I originally read this book when it was released in 2014. I just finished re-reading it not because I loved it so much–I do love it–but because the followup book relies a lot on what happens in this book. The annoying tendency to drop portions of sentences is even more annoying in the second book, BTW. By the time I was a third through Agency, I was so confused I decided I needed to re-read The Peripheral. I’m now starting Agency over again.
The story of The Peripheral is intriguing. An advanced society has found a way to intervene in the past, creating what is called a stub–a fork in time that diverges from the timeline of the future society. People in the future can communicate with people in the stub, and vice versa, which creates conflict that places lives in each era at risk.

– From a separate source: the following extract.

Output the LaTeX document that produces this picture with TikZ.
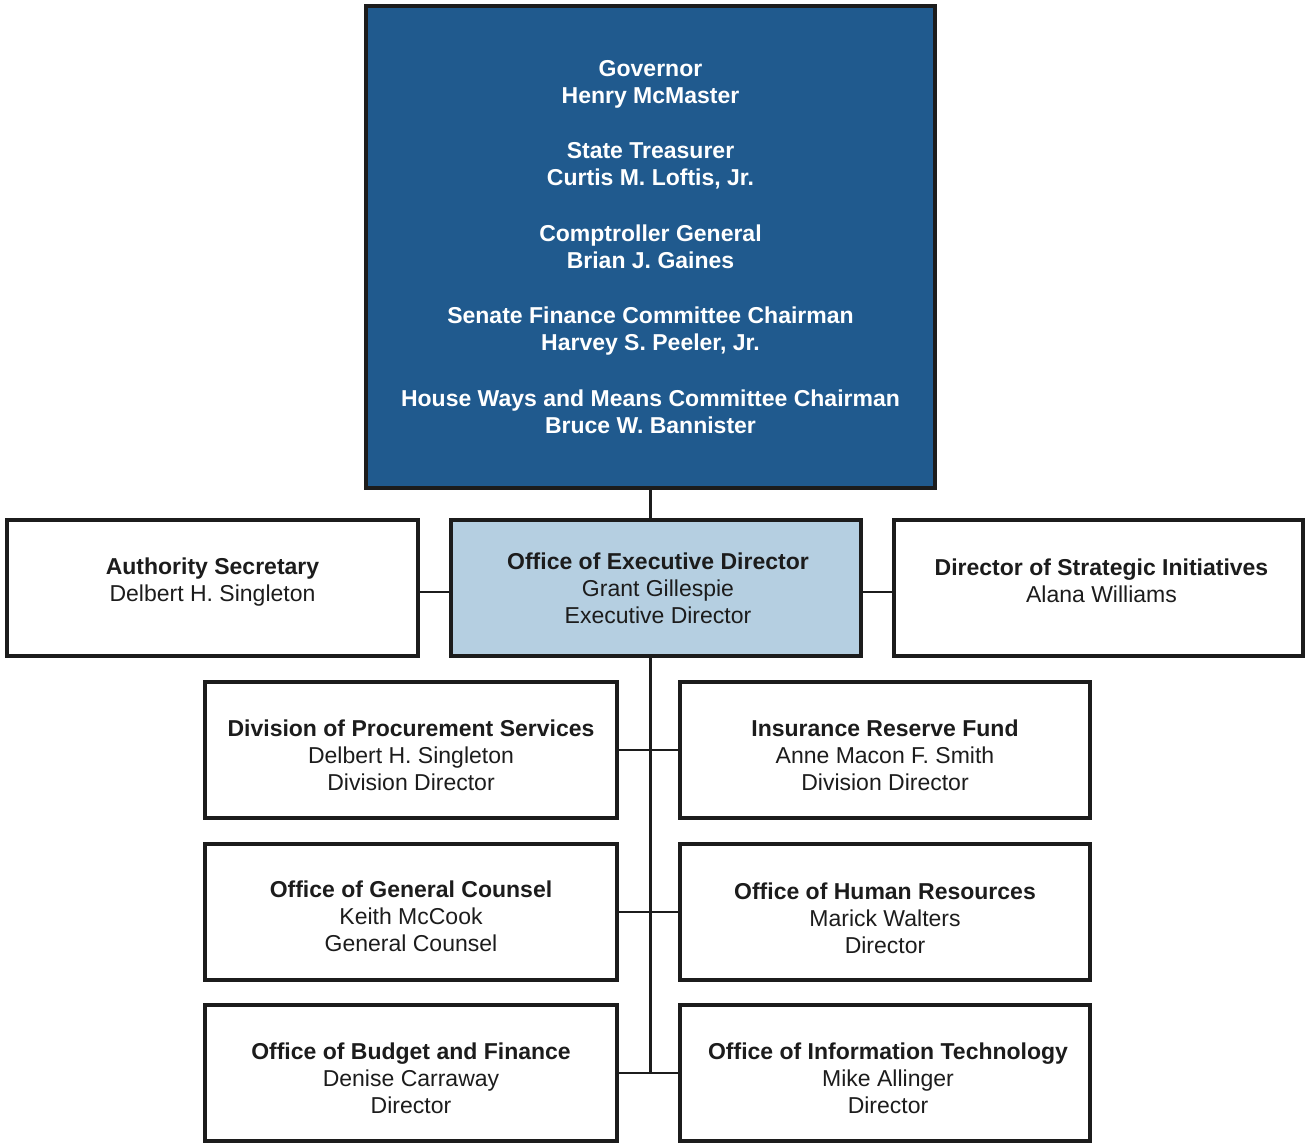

Gibson is a master at creating worlds, and every bit of the two worlds in this book is plausible and intriguing. The fact that both worlds are dystopian enables Gibson to take current trends to their logical limits to the point that identity and humanity become fungible.
I strongly recommend this book even though you might find yourself re-reading passages on a regular basis. Gibson’s vision of the possible futures is spot on, as usual, and he makes us care about his characters’ struggles in dealing with the lunacy of their worlds.